White, light, and pale are the chicest tones available in hardwood flooring these days. These light hued floors look fresh and modern and fit well with most contemporary décor. The pale color of light hardwoods makes a room feel larger, airier and more open, rather than dark and restricted. Here at Floor Coverings International of Hillsborough, knowing all about hardwood flooring is our business. That’s why we’ve looked into the wood species that best suit this interior design trend. If you’re looking to go for modern, pale hardwood floors, these are the wood species to look at.
The botanical name of White Ash is Fraxinus Americana, and this patriotic name differentiates it from its relatives Blue Ash, Green Ash, and Oregon Ash. White Ash grows primarily in the Eastern United States and is often use in the making of baseball bats and other sporting goods. White Ash has a Janka rating of 1320, making it slightly harder and more durable than the industry standard of Red Oak at 1290. This makes White Ash an ideal wood for flooring, as its strength to weight relationship is excellent. The heartwood of White Ash tends to be more of a light brown, while the sapwood contains the desirable light beige tones.
Bamboo is not technically a hardwood like the other species on this list. In fact, bamboo is actually a grass, which is then stranded and fused together to form hardwood planks. The tone of bamboo is naturally pale and almost white. Some bamboo is carbonized for deeper colors, but this tends to weaken the boards, so bamboo is ideally suited for those pursuing the pale simplicity of lightly toned floors.
White Oak is different from its sibling Red Oak, which is the most commonly used flooring species in North America. So common in fact, that most other hardwood species compare all of their qualities to those of red oak. Despite it’s popularity though, Red Oak tends to be less durable and resistant to rot than White Oak, which has a Janka rating of 1350 and is rot resistant enough that it is commonly used in boat building. Furthermore, in comparison to Red Oak’s cozy warm tones, White Oak features pale brown and nearly white sapwood, making it a more sophisticated and stylish choice than its softer sibling.
Beech, both the American and European varieties, tends to come in shades of pale cream, with pink and brown overtones.
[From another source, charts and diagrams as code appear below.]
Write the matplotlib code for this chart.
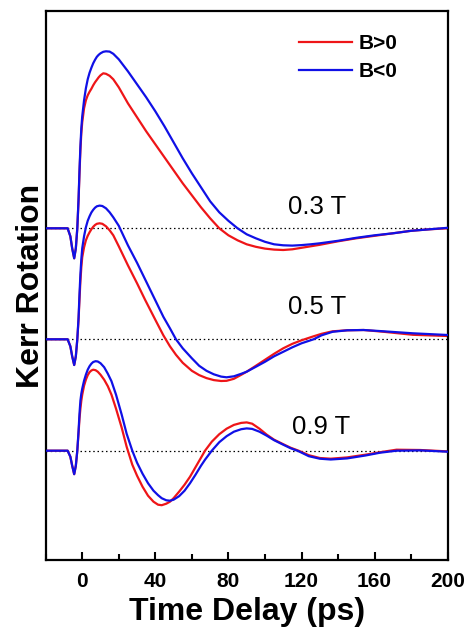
import matplotlib
matplotlib.use('Agg')
import matplotlib.pyplot as plt
from matplotlib.ticker import MultipleLocator

plt.rcParams['font.family'] = ['Liberation Sans', 'DejaVu Sans']

# Kerr rotation traces (arb. units, relative to each trace's own baseline)
FIELDS = ['0.3 T', '0.5 T', '0.9 T']
OFFSETS = [331.7, 220.7, 109.3]

t_03 = [-20, -8, -6.5, -5.5, -4.4, -3.5, -2.7, -2, -1.5, -1, -0.5, 0, 1, 2, 3, 4, 5, 6, 7, 8,
        9, 10, 11.5, 13, 15, 17, 20, 25, 30, 35, 40, 45, 50, 55, 60, 65, 70, 75, 80, 85,
        90, 95, 100, 105, 110, 115, 120, 125, 130, 140, 150, 160, 170, 180, 190, 200]
red_03 = [0, 0, -8, -20, -30, -20, 0, 28, 55, 78, 95, 106, 120, 128, 133, 136.5, 139.5, 143, 146, 148.5,
          151, 153, 155, 154.5, 152.5, 149, 141, 125, 111, 97, 84, 71, 58, 45, 33, 21, 10, 0, -7, -12,
          -16, -18.5, -20.3, -21.3, -21.7, -21, -19.5, -18, -16.5, -13, -10, -7.5, -5, -2.5, -1, 0]
blue_03 = [0, 0, -8, -20, -30, -20, 0, 30, 58, 82, 100, 112, 128, 140, 149, 155.5, 160.5, 165, 168.5, 171.5,
           173.5, 175, 176.5, 177, 176.7, 174.5, 169, 157, 144, 131, 117, 102, 86, 70, 55, 41, 27, 16, 7.5, 0,
           -6, -10, -13.5, -16, -17, -17.3, -16.8, -16, -15, -12.5, -9.5, -7, -5, -2.5, -1, 0.5]

t_05 = [-20, -8, -6.5, -5.5, -4.4, -3.5, -2.7, -2, -1.5, -1, -0.5, 0, 1, 2, 3, 4, 5, 6, 7, 8,
        9.5, 11, 13, 15, 17, 20, 25, 30, 34.4, 40, 44.4, 48, 51.3, 55, 60, 64, 68, 72, 76, 79,
        83, 87, 90, 95, 100, 105, 110, 115, 120, 126.6, 131, 137, 145, 154, 165, 181, 200]
red_05 = [0, 0, -7, -17, -25.7, -17, 0, 20, 40, 58, 72, 82, 92, 99, 103.5, 107, 110, 112.5, 114.3, 115.5,
          116, 115.5, 113, 109, 104, 93, 74, 56, 39.5, 19.5, 4, -7, -15.5, -23.5, -31.5, -35.8, -38.8, -40.8, -41.7, -41.5,
          -39.5, -35.5, -32.4, -26.5, -20.5, -14.5, -9, -4.5, -1, 3, 5.5, 8, 9, 9.3, 7.5, 4.5, 3.3]
blue_05 = [0, 0, -7, -17, -25.7, -17, 0, 22, 45, 65, 80, 91, 103, 112, 118.5, 123, 126.8, 129.5, 131.6, 133,
           133.7, 133.3, 131, 127, 122, 113.5, 94, 76.5, 60, 39, 22.5, 11, 0, -9, -19, -26.5, -31.5, -35, -37.3, -38,
           -37, -34.5, -32.4, -27.5, -22.5, -17, -12.5, -8, -4, 0, 4, 7.5, 9, 9.3, 8, 6, 4.3]

t_09 = [-20, -8, -6.5, -5.5, -4.4, -3.5, -2.7, -2, -1.5, -1, -0.5, 0, 1, 2, 3, 4, 5, 6, 7.3, 8.5,
        10, 12, 14, 16, 18.5, 21.6, 24.3, 27.4, 30, 33, 36, 39, 41.5, 43.5, 46, 48, 50, 53, 56, 59,
        62, 65, 67.2, 70.9, 75, 79, 83, 87, 90, 93, 97, 101, 105, 110, 114, 118.4, 124, 130, 136, 145,
        155, 163, 172, 185, 200]
red_09 = [0, 0, -6, -15, -23.5, -15, 0, 18, 32, 42, 50, 56, 65, 71, 75.5, 78.5, 80.2, 81, 80.5, 79,
          76, 71, 64.5, 56, 42, 23, 4, -14, -25, -36, -45, -51, -54, -54.5, -53, -51, -47.5, -41, -34, -26,
          -16.5, -7, 0, 9, 16.5, 22, 25.8, 27.8, 28.3, 27, 22, 16, 11, 6.5, 3, 0, -4.5, -7.3, -8, -6.7,
          -4, -1.5, 1, 0.7, -0.7]
blue_09 = [0, 0, -6, -15, -23.5, -15, 0, 20, 37, 50, 57, 62, 70, 76, 81, 84.5, 87, 88.7, 89.5, 89.2,
           87.5, 83.5, 77, 69.5, 56, 36, 17, 0, -12, -23, -32.5, -40, -44.5, -47.5, -49.6, -50, -49, -45.5, -40, -32.5,
           -24, -15, -9, 0, 8.5, 14.5, 19, 21.5, 22.3, 21.8, 19, 15, 10.5, 6, 2.5, -0.5, -5.5, -8, -8.8, -7.7,
           -4.8, -2, 0, 0.3, -1]

TIMES = [t_03, t_05, t_09]
RED = [red_03, red_05, red_09]
BLUE = [blue_03, blue_05, blue_09]
LABEL_POS = [(128.3, 21.6), (128.3, 32.6), (131, 24)]

fig = plt.figure(figsize=(4.71, 6.29), dpi=100)
ax = fig.add_axes([0.097, 0.1097, 0.8535, 0.8728])

for name, off, t, r, b, (lx, ly) in zip(FIELDS, OFFSETS, TIMES, RED, BLUE, LABEL_POS):
    ax.axhline(off, color='black', linestyle=(0, (1.2, 2.2)), linewidth=0.9, zorder=1)
    ax.plot(t, [v + off for v in r], color='#ee1518', linewidth=1.6, zorder=2,
            label='B>0' if off == OFFSETS[0] else None)
    ax.plot(t, [v + off for v in b], color='#1010e6', linewidth=1.6, zorder=3,
            label='B<0' if off == OFFSETS[0] else None)
    ax.text(lx, off + ly, name, fontsize=18.5, ha='center', va='center')

ax.set_xlim(-20, 200)
ax.set_ylim(0, 549)
ax.xaxis.set_major_locator(MultipleLocator(40))
ax.xaxis.set_minor_locator(MultipleLocator(20))
ax.set_yticks([])
ax.tick_params(axis='x', which='major', direction='in', length=6, width=1.5, pad=9,
               labelsize=15)
ax.tick_params(axis='x', which='minor', direction='in', length=4, width=1.5)
for lbl in ax.get_xticklabels():
    lbl.set_fontweight('bold')
for side in ax.spines.values():
    side.set_linewidth(1.6)

ax.set_xlabel('Time Delay (ps)', fontsize=23, fontweight='bold', labelpad=4)
ax.set_ylabel('Kerr Rotation', fontsize=23, fontweight='bold', labelpad=0)

ax.legend(loc='upper left', bbox_to_anchor=(0.63, 0.958), frameon=False, borderpad=0,
          borderaxespad=0, handlelength=2.55, handletextpad=0.3, labelspacing=0.45,
          prop={'size': 15, 'weight': 'bold'})

fig.savefig('out.png', dpi=100)
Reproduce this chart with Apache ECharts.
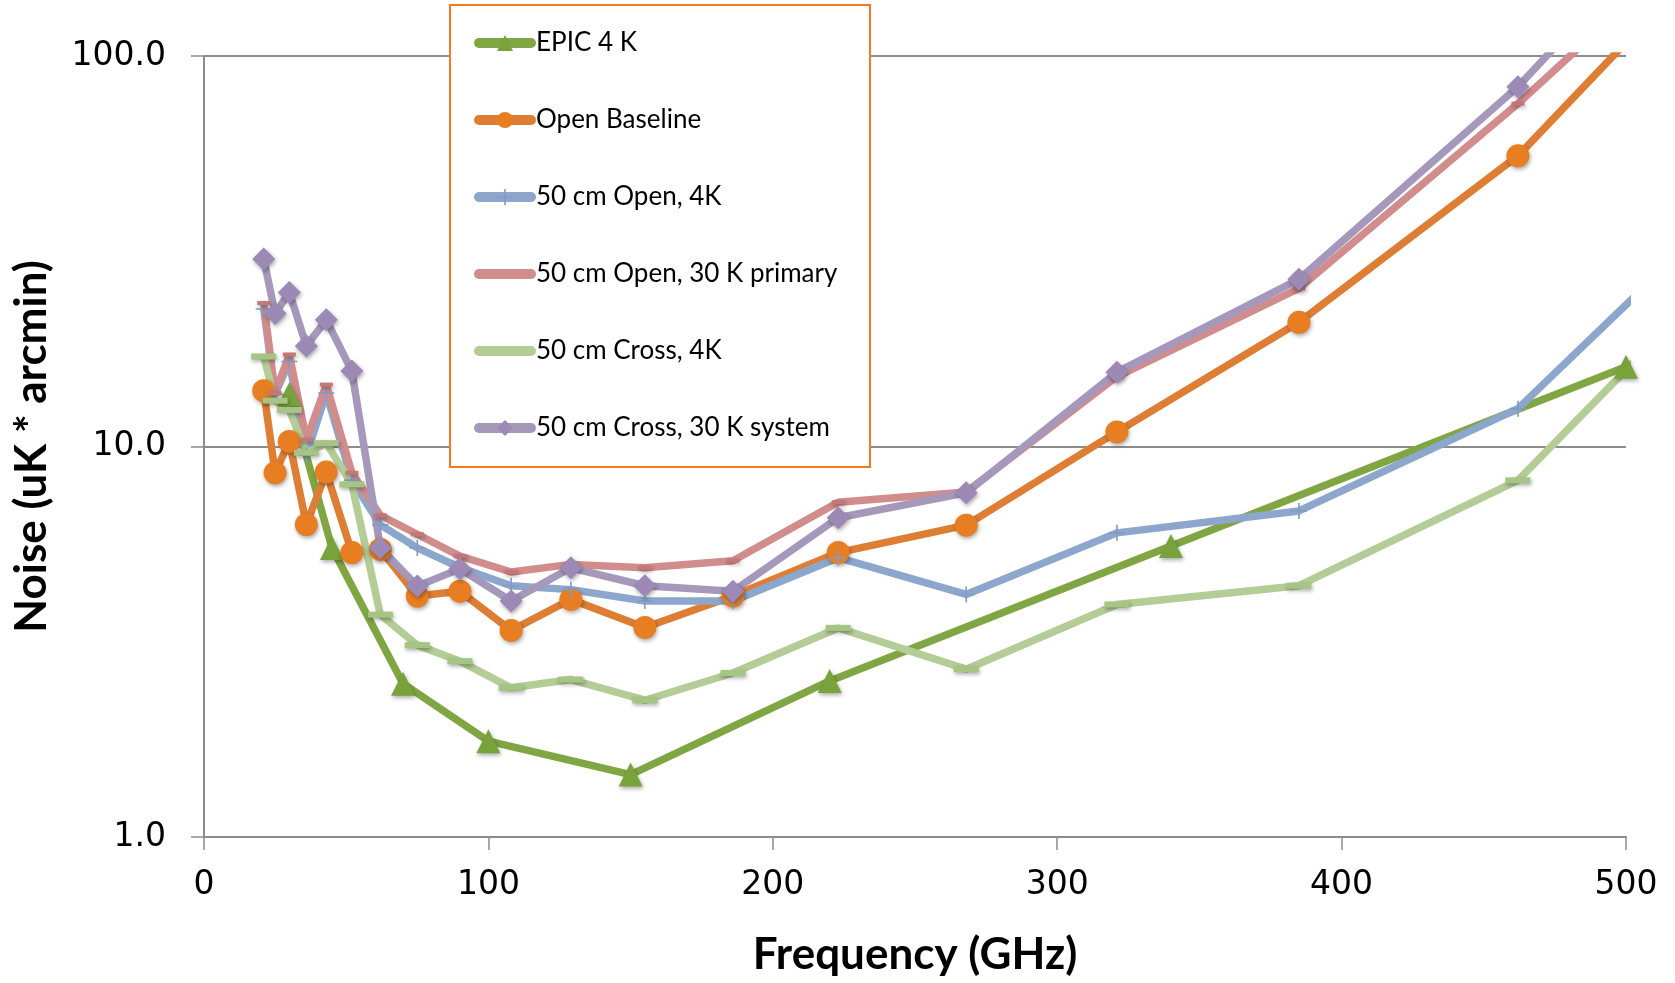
<!DOCTYPE html>
<html>
<head>
<meta charset="utf-8">
<script src="https://cdn.jsdelivr.net/npm/echarts@6/dist/echarts.min.js"></script>
<style>
html,body{margin:0;padding:0;background:#fff;}
#chart{width:1675px;height:983px;}
</style>
</head>
<body>
<div id="chart"></div>
<script>
// Frequencies (GHz)
const freqBands = [21, 25, 30, 36, 43, 52, 62, 75, 90, 108, 129, 155, 186, 223, 268, 321, 385, 462, 555];
const freqEpic = [30, 45, 70, 100, 150, 220, 340, 500];

// Noise values (uK * arcmin)
const epic4K = [13.6, 5.5, 2.47, 1.76, 1.445, 2.51, 5.56, 16.0];
const openBaseline = [13.9, 8.56, 10.3, 6.31, 8.6, 5.35, 5.45, 4.14, 4.26, 3.38, 4.06, 3.44, 4.14, 5.35, 6.29, 10.9, 20.8, 55.5, 285];
const open50cm4K = [22.5, 13.6, 16.5, 9.5, 13.7, 8.2, 6.3, 5.5, 4.9, 4.4, 4.3, 4.02, 4.02, 5.19, 4.18, 6.01, 6.84, 12.5, 56];
const open50cm30K = [23.3, 13.7, 17.2, 10.4, 14.4, 8.56, 6.66, 5.96, 5.24, 4.77, 4.99, 4.89, 5.1, 7.2, 7.65, 15.1, 25.4, 75.5, 315];
const cross50cm4K = [17.0, 13.1, 12.4, 9.64, 10.2, 8.0, 3.71, 3.1, 2.82, 2.41, 2.53, 2.24, 2.63, 3.43, 2.69, 3.94, 4.4, 8.19, 40.3];
const cross50cm30K = [30.2, 21.9, 24.8, 18.1, 21.1, 15.6, 5.5, 4.39, 4.86, 4.02, 4.89, 4.4, 4.26, 6.57, 7.61, 15.5, 26.8, 83.4, 445];

const seriesNames = ['EPIC 4 K', 'Open Baseline', '50 cm Open, 4K', '50 cm Open, 30 K primary', '50 cm Cross, 4K', '50 cm Cross, 30 K system'];
const xTicks = [0, 100, 200, 300, 400, 500];

function pairs(xs, ys) { return xs.map((x, i) => [x, ys[i]]); }

const shadow = {shadowBlur: 4, shadowColor: 'rgba(0,0,0,0.35)', shadowOffsetX: 1, shadowOffsetY: 2};

const chart = echarts.init(document.getElementById('chart'));
chart.setOption({
  backgroundColor: '#fff',
  animation: false,
  grid: {left: 204, right: 49, top: 56, bottom: 146, containLabel: false},
  graphic: [{
    type: 'rect', z: 3,
    shape: {x: 450, y: 5, width: 420, height: 462},
    style: {fill: '#fff', stroke: '#F47A22', lineWidth: 2}
  }],
  legend: {
    orient: 'vertical', left: 474, top: 28, padding: 0,
    itemWidth: 52, itemHeight: 20, itemGap: 47, z: 5,
    lineStyle: {width: 10, cap: 'round'},
    textStyle: {fontFamily: 'Lato', fontSize: 26, color: '#000', lineHeight: 30},
    data: [
      {name: seriesNames[0]},
      {name: seriesNames[1]},
      {name: seriesNames[2]},
      {name: seriesNames[3], itemStyle: {opacity: 0}},
      {name: seriesNames[4], itemStyle: {opacity: 0}},
      {name: seriesNames[5]}
    ]
  },
  xAxis: {
    type: 'value', min: xTicks[0], max: xTicks[xTicks.length - 1], interval: 100,
    name: 'Frequency (GHz)', nameLocation: 'middle', nameGap: 96,
    nameTextStyle: {fontFamily: 'Lato', fontWeight: 'bold', fontSize: 44, color: '#000'},
    axisLine: {show: true, lineStyle: {color: '#8c8c8c', width: 2}},
    axisTick: {show: true, length: 13, lineStyle: {color: '#8c8c8c', width: 1.5}},
    axisLabel: {fontFamily: 'DejaVu Sans', fontSize: 33, color: '#000', margin: 32},
    splitLine: {show: false}
  },
  yAxis: {
    type: 'log', logBase: 10, min: 1, max: 100,
    name: 'Noise (uK * arcmin)', nameLocation: 'middle', nameGap: 150, nameRotate: 90,
    nameTextStyle: {fontFamily: 'Lato', fontWeight: 'bold', fontSize: 44, color: '#000'},
    axisLine: {show: true, lineStyle: {color: '#8c8c8c', width: 2}},
    axisTick: {show: true, length: 13, lineStyle: {color: '#8c8c8c', width: 1.5}},
    axisLabel: {fontFamily: 'DejaVu Sans', fontSize: 33, color: '#000', margin: 38,
      formatter: v => Number(v).toFixed(1)},
    splitLine: {show: true, lineStyle: {color: '#8c8c8c', width: 2}},
    minorTick: {show: false}, minorSplitLine: {show: false}
  },
  series: [
    {
      name: seriesNames[0], type: 'line', data: pairs(freqEpic, epic4K),
      symbol: 'triangle', symbolSize: 24,
      lineStyle: {color: '#80A644', width: 7.5},
      itemStyle: Object.assign({color: '#78A23A'}, shadow)
    },
    {
      name: seriesNames[1], type: 'line', data: pairs(freqBands, openBaseline),
      symbol: 'circle', symbolSize: 23,
      lineStyle: {color: '#DE7E35', width: 7.5},
      itemStyle: Object.assign({color: '#E87E22'}, shadow)
    },
    {
      name: seriesNames[2], type: 'line', data: pairs(freqBands, open50cm4K),
      symbol: 'path://M9,0h2v20h-2z M0,9h20v2h-20z', symbolSize: 16,
      lineStyle: {color: '#8CA6CC', width: 7.5},
      itemStyle: {color: '#7F9CC8'}
    },
    {
      name: seriesNames[3], type: 'line', data: pairs(freqBands, open50cm30K),
      symbol: 'rect', symbolSize: [13, 4],
      lineStyle: {color: '#D18C8C', width: 7.5},
      itemStyle: Object.assign({color: '#C57676'}, shadow)
    },
    {
      name: seriesNames[4], type: 'line', data: pairs(freqBands, cross50cm4K),
      symbol: 'rect', symbolSize: [25, 6],
      lineStyle: {color: '#B4CC95', width: 7.5},
      itemStyle: Object.assign({color: '#A6C484'}, shadow)
    },
    {
      name: seriesNames[5], type: 'line', data: pairs(freqBands, cross50cm30K),
      symbol: 'diamond', symbolSize: 23,
      lineStyle: {color: '#A698BA', width: 7.5},
      itemStyle: Object.assign({color: '#9C89B5'}, shadow)
    }
  ]
});
</script>
</body>
</html>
With a Janka rating of 1300, it is just another wood species on this list whose durability is above the industry standard. Beech is an affordable hardwood that is often underappreciated, as some consider its minimal look to be bland. If you’re looking for a modern pale hardwood flooring, Beech will get you the best floor for your money. Beech is also commonly used in the construction of musical instruments.